• [WORK TO BE COMPLETED] Extract only the first line of the listing and every line after it up to and including the one with "const chart = echarts.init(document.getElementById('chart'));". Omit the pictures.

• [DATA EXTRACT]
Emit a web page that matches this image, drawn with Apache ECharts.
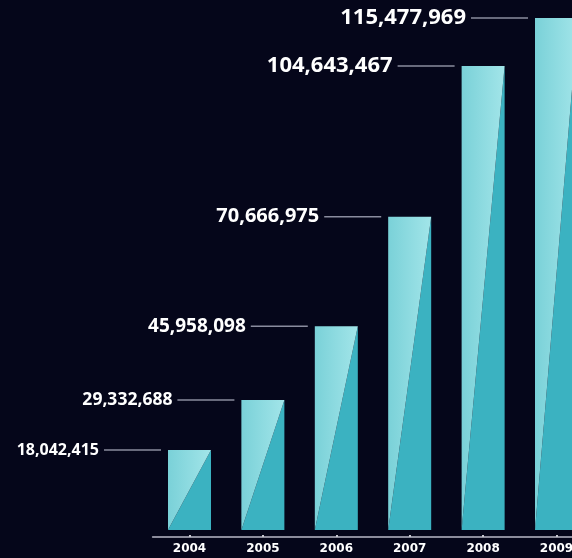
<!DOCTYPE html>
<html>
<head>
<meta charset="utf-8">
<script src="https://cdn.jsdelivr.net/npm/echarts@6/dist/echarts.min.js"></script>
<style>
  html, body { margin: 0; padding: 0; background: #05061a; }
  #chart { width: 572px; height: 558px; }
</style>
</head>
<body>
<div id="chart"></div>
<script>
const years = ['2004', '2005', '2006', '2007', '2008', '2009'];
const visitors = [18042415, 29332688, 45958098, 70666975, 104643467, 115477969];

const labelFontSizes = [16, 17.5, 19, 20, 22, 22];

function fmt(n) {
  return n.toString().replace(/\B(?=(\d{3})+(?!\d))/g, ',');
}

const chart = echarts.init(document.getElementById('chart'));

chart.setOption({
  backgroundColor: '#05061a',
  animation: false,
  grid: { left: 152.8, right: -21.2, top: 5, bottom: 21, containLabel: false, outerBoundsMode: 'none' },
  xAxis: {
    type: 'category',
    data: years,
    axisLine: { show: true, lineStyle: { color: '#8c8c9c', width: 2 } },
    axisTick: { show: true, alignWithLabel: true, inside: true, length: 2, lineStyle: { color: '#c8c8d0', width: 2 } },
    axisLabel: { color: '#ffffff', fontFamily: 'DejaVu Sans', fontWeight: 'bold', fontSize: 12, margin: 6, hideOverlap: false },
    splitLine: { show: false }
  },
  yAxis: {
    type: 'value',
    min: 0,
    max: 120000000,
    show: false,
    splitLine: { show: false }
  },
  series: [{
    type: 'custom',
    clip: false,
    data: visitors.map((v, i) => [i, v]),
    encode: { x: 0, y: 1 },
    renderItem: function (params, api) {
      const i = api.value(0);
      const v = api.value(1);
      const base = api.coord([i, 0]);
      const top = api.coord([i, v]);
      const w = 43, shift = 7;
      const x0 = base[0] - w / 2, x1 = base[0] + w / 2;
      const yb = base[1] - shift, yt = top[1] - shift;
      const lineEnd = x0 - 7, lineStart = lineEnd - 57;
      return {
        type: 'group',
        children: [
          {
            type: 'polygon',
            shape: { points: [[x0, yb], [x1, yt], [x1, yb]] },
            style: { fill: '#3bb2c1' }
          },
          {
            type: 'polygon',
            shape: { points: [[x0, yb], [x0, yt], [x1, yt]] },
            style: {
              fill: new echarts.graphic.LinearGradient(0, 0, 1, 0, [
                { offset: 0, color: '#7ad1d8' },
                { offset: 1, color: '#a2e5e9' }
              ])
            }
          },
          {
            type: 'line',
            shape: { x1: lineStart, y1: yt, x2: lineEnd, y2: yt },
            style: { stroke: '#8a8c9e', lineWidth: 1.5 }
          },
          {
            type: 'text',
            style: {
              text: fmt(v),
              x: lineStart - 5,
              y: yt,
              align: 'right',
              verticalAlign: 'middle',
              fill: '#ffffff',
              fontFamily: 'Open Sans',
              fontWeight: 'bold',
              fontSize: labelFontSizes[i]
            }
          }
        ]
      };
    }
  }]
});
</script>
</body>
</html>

• [WRITTEN SOLUTION]
Emit a web page that matches this image, drawn with Apache ECharts.
<!DOCTYPE html>
<html>
<head>
<meta charset="utf-8">
<script src="https://cdn.jsdelivr.net/npm/echarts@6/dist/echarts.min.js"></script>
<style>
  html, body { margin: 0; padding: 0; background: #05061a; }
  #chart { width: 572px; height: 558px; }
</style>
</head>
<body>
<div id="chart"></div>
<script>
const years = ['2004', '2005', '2006', '2007', '2008', '2009'];
const visitors = [18042415, 29332688, 45958098, 70666975, 104643467, 115477969];

const labelFontSizes = [16, 17.5, 19, 20, 22, 22];

function fmt(n) {
  return n.toString().replace(/\B(?=(\d{3})+(?!\d))/g, ',');
}

const chart = echarts.init(document.getElementById('chart'));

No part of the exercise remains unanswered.